College Basketball

Angel Reese insists there’s no ‘hate’ between her and Caitlin Clark ahead of Elite Eight matchup

As heated and entertaining as the Elite Eight matchup between Iowa and LSU is expected to be on Monday night, there is no “hate” nor “rivalry” between the teams’ two leading stars, Caitlin Clark and Angel Reese.

There is much showmanship and trash talk to be expected after last year’s NCAA women’s final match that featured Reese mocking with her ring finger and making the John Cena “You can’t see me” hand gesture towards Clark as LSU captured their first national championship.

LSU’s Angel Reese gives a ring gesture in front of Iowa’s Caitlin Clark during the NCAA Women’s Final in 2023. AP
Caitlin Clark speaks to the media on Sunday. Zach Boyden-Holmes/The Register / USA TODAY NETWORK

However, Reese said on Sunday there isn’t much to read into in regards to trash talking and what unfolded in last year’s final.

“I don’t think people realize it’s not personal,” said Reese, who ranks second in the nation in rebounds per game (13.2). “Once we get out between those lines, if I see you walking down the street, it’s like, ‘Hey, girl, what’s up? Let’s hang out.’ I think people just take it like we hate each other. Me and Caitlin Clark don’t hate each other. I want everybody to understand that. It’s just a super-competitive game. Once I get between those lines, there’s no friends. I’m going to talk trash to you. I’m going to do whatever it takes to get in your head the whole entire game, but after the game, we can kick it. I don’t think people really realize that.

“That’s fine. I’ll take the villain role. I’ll take the hit for it, but I know we’re growing women’s basketball. If this is the way we’re going to do it, then this is the way we’re going to do it. You either like it or you don’t.”

Both Reese and Clark admitted to The Post’s Steve Serby that there is no “rivalry” between the two.

Caitlin Clark shoots the ball against Angel Reese during the fourth quarter during the 2023 NCAA Women’s Basketball Tournament championship game. Getty Images
Angel Reese and LSU speak with the media on Sunday. Zach Boyden-Holmes/The Register / USA TODAY NETWORK

Rather, Reese has described their relationship as “super competitive,” as the two have logged several wins and losses against one another since high school and again later when Reese started her college career at Maryland.

The two have often been compared to the championship feud between Larry Bird and Magic Johnson, who were linked in a rivalry after facing one another in an NCAA men’s final when Johnson’s Michigan State defeated Birds’ Indiana State in 1979.

Since then, the two have faced one another three times in the NBA Finals — 1984, 1985, and 1987. Johnson and the Lakers got the best of Bird and Boston, 2-1.

Clark, who leads the NCAA women in points per game at 31.7, agreed with Reese’s take on their relationship.

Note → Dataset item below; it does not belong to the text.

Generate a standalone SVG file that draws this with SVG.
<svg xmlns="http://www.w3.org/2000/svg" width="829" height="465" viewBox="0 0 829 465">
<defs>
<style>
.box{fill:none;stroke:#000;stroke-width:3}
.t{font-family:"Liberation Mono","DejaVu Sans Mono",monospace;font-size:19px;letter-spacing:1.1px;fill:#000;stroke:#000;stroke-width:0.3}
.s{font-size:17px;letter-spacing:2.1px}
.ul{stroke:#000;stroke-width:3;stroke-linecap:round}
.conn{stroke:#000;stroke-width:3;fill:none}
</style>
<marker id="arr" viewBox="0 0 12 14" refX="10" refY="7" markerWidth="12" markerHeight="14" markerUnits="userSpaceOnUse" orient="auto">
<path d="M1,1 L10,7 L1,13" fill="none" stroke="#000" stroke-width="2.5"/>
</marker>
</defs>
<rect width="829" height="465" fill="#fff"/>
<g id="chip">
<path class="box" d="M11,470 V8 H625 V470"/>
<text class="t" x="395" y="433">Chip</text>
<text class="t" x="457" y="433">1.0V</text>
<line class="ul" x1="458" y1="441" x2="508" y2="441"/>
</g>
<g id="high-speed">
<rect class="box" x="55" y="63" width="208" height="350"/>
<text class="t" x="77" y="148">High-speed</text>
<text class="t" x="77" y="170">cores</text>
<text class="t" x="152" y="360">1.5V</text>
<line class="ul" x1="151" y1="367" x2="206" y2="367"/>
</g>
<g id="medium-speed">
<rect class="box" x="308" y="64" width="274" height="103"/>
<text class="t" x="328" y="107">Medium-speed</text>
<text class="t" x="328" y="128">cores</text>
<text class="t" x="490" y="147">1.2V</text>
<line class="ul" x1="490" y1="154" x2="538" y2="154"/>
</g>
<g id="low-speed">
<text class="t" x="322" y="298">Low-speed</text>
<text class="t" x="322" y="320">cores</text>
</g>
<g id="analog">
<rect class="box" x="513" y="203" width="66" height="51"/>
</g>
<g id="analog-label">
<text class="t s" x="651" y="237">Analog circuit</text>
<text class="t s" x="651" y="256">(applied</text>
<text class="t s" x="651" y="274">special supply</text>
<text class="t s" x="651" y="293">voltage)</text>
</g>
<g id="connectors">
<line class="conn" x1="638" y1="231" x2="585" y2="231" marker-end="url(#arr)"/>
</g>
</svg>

“There’s definitely that competitive fire,” Clark said. “Both of us want to win more than anything, and that’s how it should be when you’re a competitor and you get into a situation like this, whether it was the national championship, whether it’s the Elite Eight.

“I think that’s the main similarity is how competitive we are. We both grew up loving this game, and we’re going to do anything we can to help our teams win.”

Clark and Reese are set to tipoff against one another on Monday night at 7:15 p.m. for what is expected to be one of the best matchups of the tournament.